Common Installation Mistakes and How to Avoid Them
Even with a solid plan, installation errors can compromise performance. Here are some common "gotchas" I've seen on job sites:
- Improper Photocell Placement: A dusk-to-dawn photocell is a great energy-saving feature, but only if placed correctly. I often find them installed under a deep soffit or right next to a brighter, upward-facing light. This tricks the sensor into thinking it's always daytime, preventing the light from turning on. Ensure the photocell has a clear, unobstructed view of the open sky.
- Using Shoebox Fixtures for Facade Work: Large, powerful shoebox lights designed for parking lots are the wrong tool for lighting a wall. When mounted on a building, their powerful, forward-throw optics create intense, glaring hotspots on the upper wall and leave the ground in shadow. Stick to fixtures designed for wall mounting.
- Incorrect Aiming: Wall packs should be aimed downward to illuminate the ground and the lower portion of the facade. A common mistake is aiming them too far out, which creates glare for passersby and contributes to light pollution. For fixtures on low parapets, an aiming angle of 0-10° downward is sufficient. On taller walls, an angle between 10-25° helps cast light further out while still controlling glare.
Wrapping Up: Key Takeaways for a Professional Layout
Achieving a professional-grade lighting layout for a commercial building is not about guesswork. It is a systematic process that balances technical calculations with real-world verification. By moving past the idea of a single fixed spacing number, you can create a lighting system that is effective, efficient, and aesthetically pleasing.
Remember these core principles:
- Spacing is a Function of Height and Optics: Use the Spacing-to-Mounting-Height ratio as your starting point, not a generic distance.
- Define Your Goals: Determine the required illuminance levels for each zone before you begin.
- Plan for Uniformity: Design for 30-50% beam overlap to eliminate dark spots and create a smooth, professional look.
- Verify in the Field: Always mock up a small section and measure the results with a lux meter. The real world always has surprises that software can't predict.
By following these steps, you can ensure your building's exterior is not only well-lit for security but also presents a polished and welcoming image to clients and customers.
Frequently Asked Questions (FAQ)
What is the best spacing for LED wall packs? There is no single "best" spacing. It depends on the mounting height, the wall pack's beam angle, and the target light level. A common starting point is to space fixtures at a distance of 0.6 to 1.2 times the mounting height for wide-beam fixtures.
How many lumens do I need for an exterior wall light? This depends on the application. A pedestrian entrance may only need 10-20 lux (1-2 FC), while a loading dock could require 30-75 lux (3-7 FC). You must also consider the color of the wall; a dark brick wall may need up to 40% more lumens than a white wall to appear equally bright.
What is a full-cutoff wall pack?
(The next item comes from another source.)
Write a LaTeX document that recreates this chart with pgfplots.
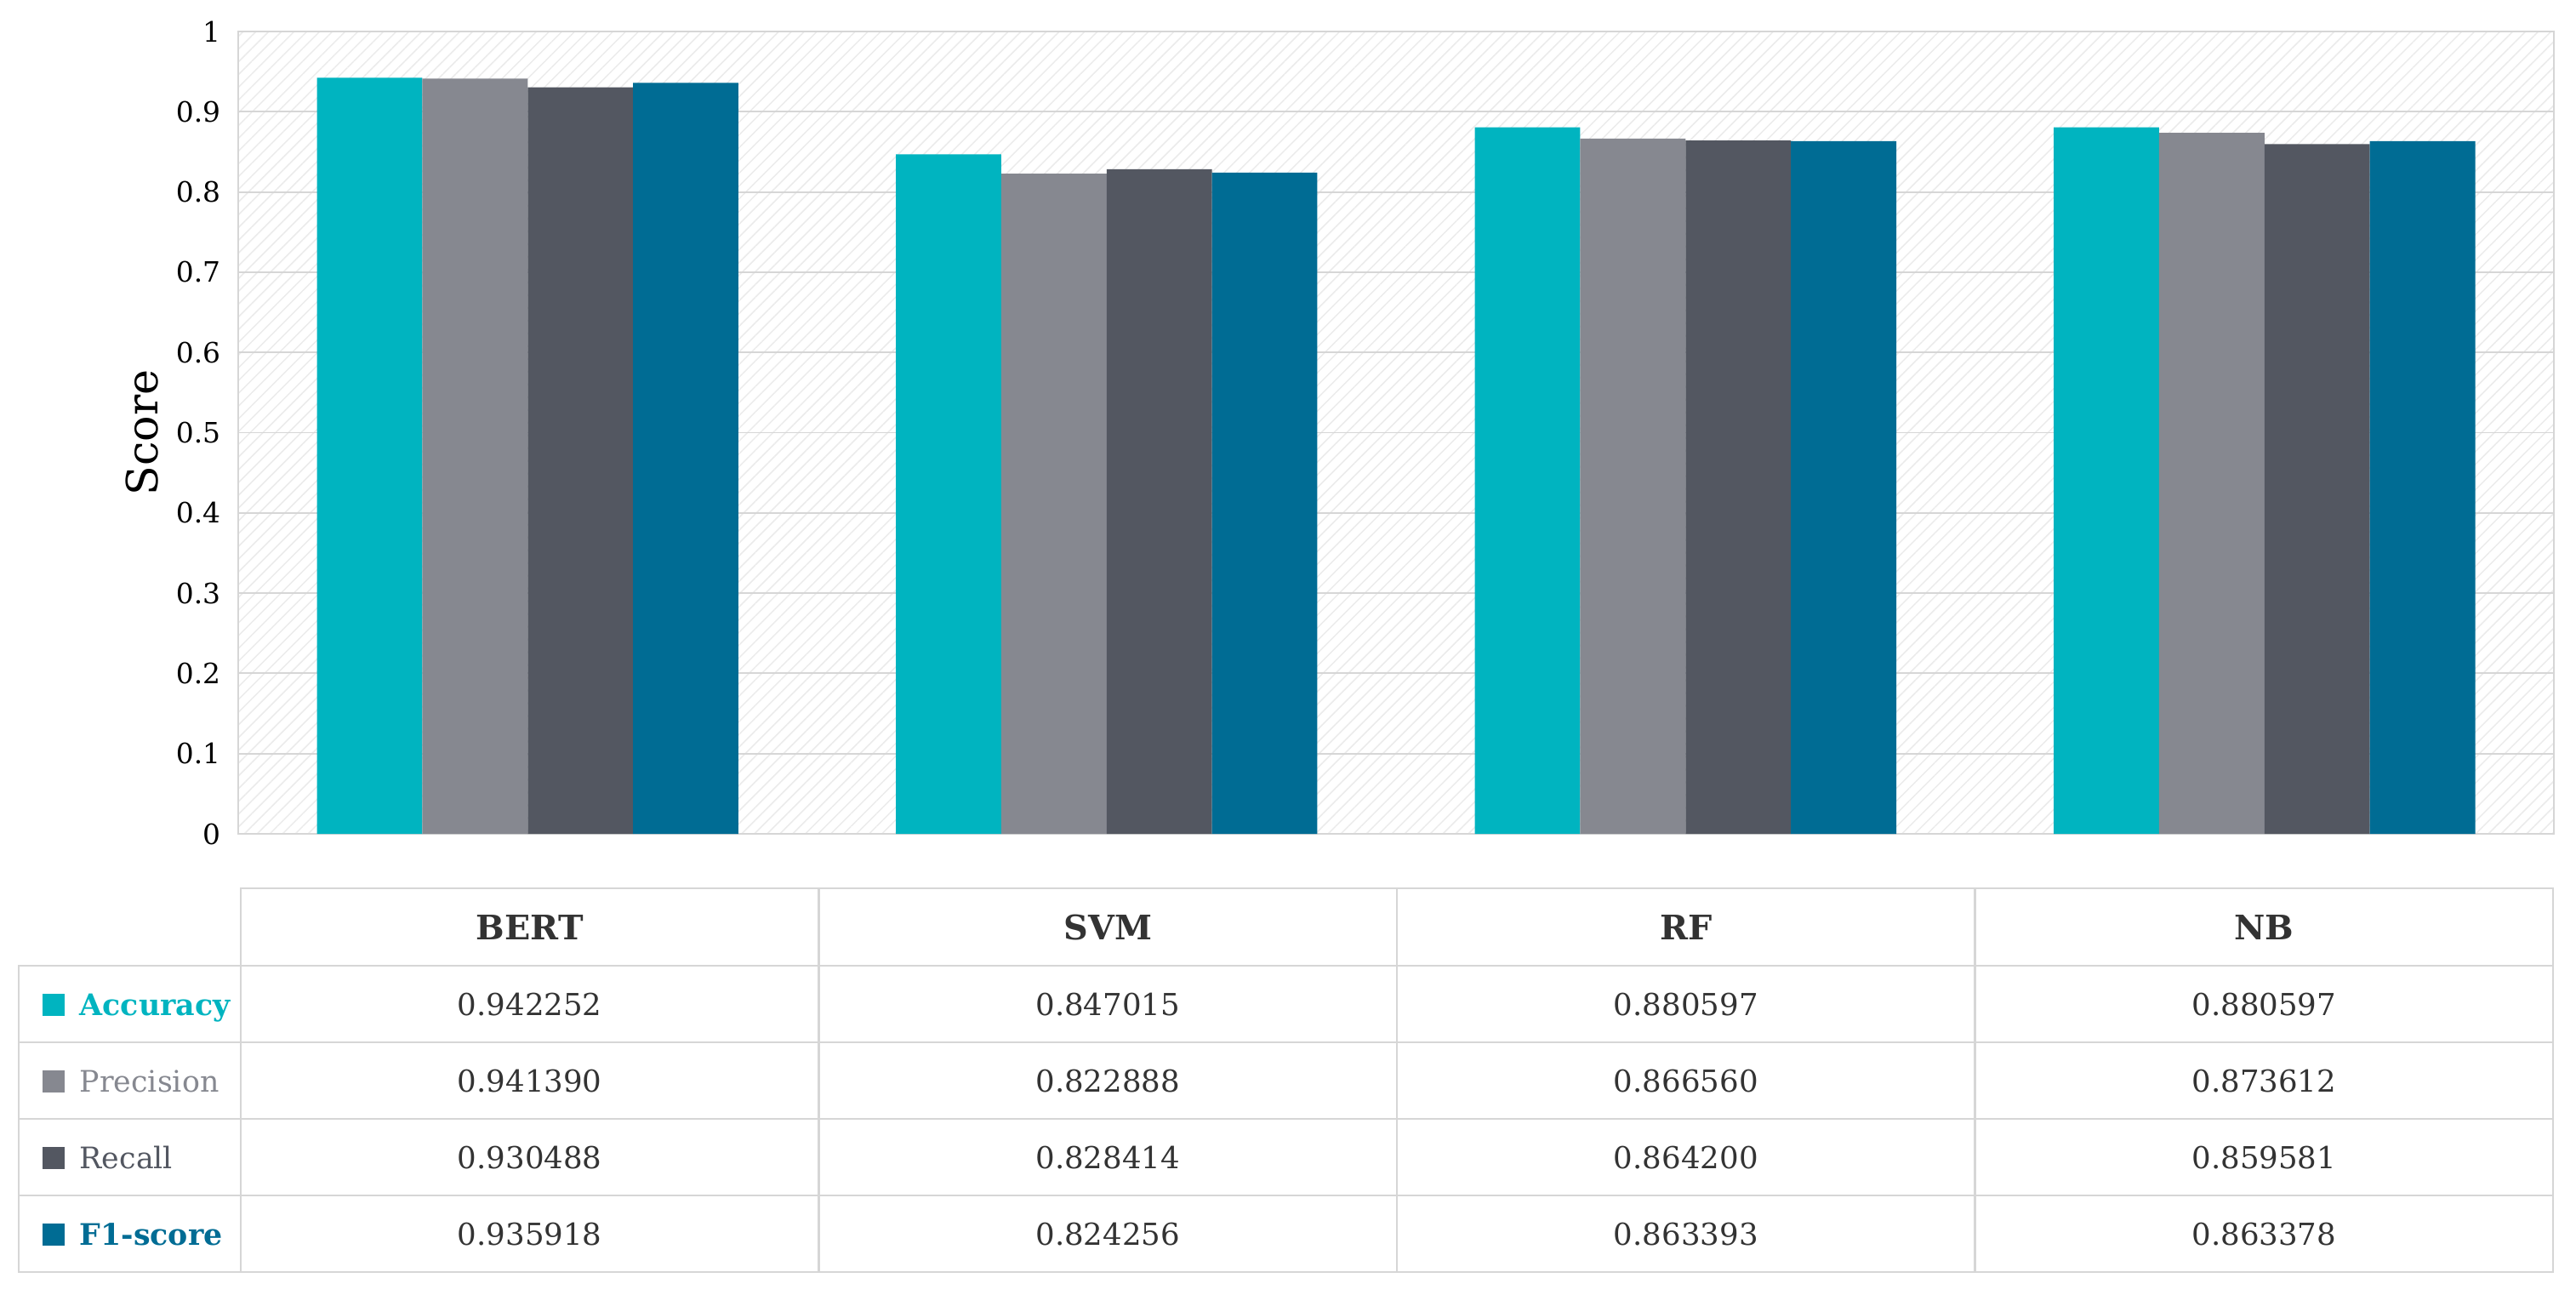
\documentclass[border=0pt]{standalone}
\usepackage{fontspec}
\setmainfont{DejaVu Serif}
\usepackage{pgfplots}
\usepackage{pgfplotstable}
\pgfplotsset{compat=1.18}
\usetikzlibrary{patterns.meta}
\definecolor{cAcc}{HTML}{00B4C0}
\definecolor{cPre}{HTML}{868890}
\definecolor{cRec}{HTML}{535761}
\definecolor{cF1}{HTML}{006C94}
\definecolor{gridc}{HTML}{D6D6D6}
\definecolor{hatchc}{HTML}{EBEBEB}
\definecolor{txt}{HTML}{333333}

\pgfplotstableread{
x acc prec rec f1
0 0.942252 0.941390 0.930488 0.935918
1 0.847015 0.822888 0.828414 0.824256
2 0.880597 0.866560 0.864200 0.863393
3 0.880597 0.873612 0.859581 0.863378
}\datatable

\begin{document}
\begin{tikzpicture}
\useasboundingbox (0,0) rectangle (800pt,-402.11pt);
\begin{axis}[
  at={(73.98pt,-258.92pt)}, anchor=south west,
  scale only axis, width=719.16pt, height=249.14pt,
  xmin=-0.5, xmax=3.5, ymin=0, ymax=1,
  ybar=0pt, bar width=0.182,
  xtick=\empty,
  ytick={0,0.1,0.2,0.3,0.4,0.5,0.6,0.7,0.8,0.9,1},
  yticklabels={0,0.1,0.2,0.3,0.4,0.5,0.6,0.7,0.8,0.9,1},
  yticklabel style={font=\fontsize{8.7}{10}\selectfont, inner sep=0pt, xshift=-5.3pt},
  major tick length=0pt,
  ymajorgrids,
  major grid style={draw=gridc, line width=0.5pt},
  axis line style={draw=gridc, line width=0.5pt},
  axis background/.style={pattern={Lines[angle=45,distance=2.8pt,line width=0.4pt]}, pattern color=hatchc},
  ylabel={Score},
  ylabel style={font=\fontsize{13.4}{15}\selectfont, at={(axis description cs:-0.0349,0.5)}, anchor=base, inner sep=0pt},
]
\addplot[draw=none, fill=cAcc] table[x=x, y=acc] {\datatable};
\addplot[draw=none, fill=cPre] table[x=x, y=prec] {\datatable};
\addplot[draw=none, fill=cRec] table[x=x, y=rec] {\datatable};
\addplot[draw=none, fill=cF1] table[x=x, y=f1] {\datatable};
\end{axis}

\begin{scope}[x=0.26420pt, y=-0.26420pt]
  % table grid
  \draw[gridc, line width=0.6pt] (283,1044) rectangle (3001,1135);
  \draw[gridc, line width=0.6pt] (22,1135) rectangle (3001,1495);
  \foreach \yy in {1225,1315,1405} \draw[gridc, line width=0.6pt] (22,\yy) -- (3001,\yy);
  \foreach \xx in {962.5,1642,2321.5} \draw[gridc, line width=0.6pt] (\xx,1044) -- (\xx,1495);
  \draw[gridc, line width=0.6pt] (283,1135) -- (283,1495);
  % header
  \foreach \name [count=\i from 0] in {BERT,SVM,RF,NB}
    \node[font=\fontsize{10.5}{12}\selectfont\bfseries, text=txt, inner sep=0pt, anchor=base] at (622.75+679.5*\i,1104) {\name};
  % row labels
  \fill[cAcc] (50,1168) rectangle (76,1194);
  \fill[cPre] (50,1258) rectangle (76,1284);
  \fill[cRec] (50,1348) rectangle (76,1374);
  \fill[cF1] (50,1438) rectangle (76,1464);
  \node[font=\fontsize{9.2}{11}\selectfont\bfseries, text=cAcc, inner sep=0pt, anchor=base west] at (93,1193) {Accuracy};
  \node[font=\fontsize{9.2}{11}\selectfont, text=cPre, inner sep=0pt, anchor=base west] at (93,1283) {Precision};
  \node[font=\fontsize{9.2}{11}\selectfont, text=cRec, inner sep=0pt, anchor=base west] at (93,1373) {Recall};
  \node[font=\fontsize{9.2}{11}\selectfont\bfseries, text=cF1, inner sep=0pt, anchor=base west] at (93,1463) {F1-score};
  % values
  \foreach \a/\b/\c/\d [count=\r from 0] in {
      0.942252/0.847015/0.880597/0.880597,
      0.941390/0.822888/0.866560/0.873612,
      0.930488/0.828414/0.864200/0.859581,
      0.935918/0.824256/0.863393/0.863378} {
    \node[font=\fontsize{9.4}{11}\selectfont, text=txt, inner sep=0pt, anchor=base] at (622.75,1193+90*\r) {\a};
    \node[font=\fontsize{9.4}{11}\selectfont, text=txt, inner sep=0pt, anchor=base] at (1302.25,1193+90*\r) {\b};
    \node[font=\fontsize{9.4}{11}\selectfont, text=txt, inner sep=0pt, anchor=base] at (1981.75,1193+90*\r) {\c};
    \node[font=\fontsize{9.4}{11}\selectfont, text=txt, inner sep=0pt, anchor=base] at (2661.25,1193+90*\r) {\d};
  }
\end{scope}
\end{tikzpicture}
\end{document}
A full-cutoff fixture has optics that direct all light downward, below the horizontal plane of the light. This prevents light from shining up into the night sky (light pollution) or causing glare for people on or off the property. Many municipalities now require full-cutoff fixtures in their building codes.
Do I need a photocell for my wall packs? A photocell automatically turns lights on at dusk and off at dawn. It is a highly recommended feature for energy efficiency and automated operation, ensuring lights are only on when needed. This can lead to significant savings on electricity bills, often qualifying for additional utility rebates under programs managed by organizations like the DesignLights Consortium (DLC).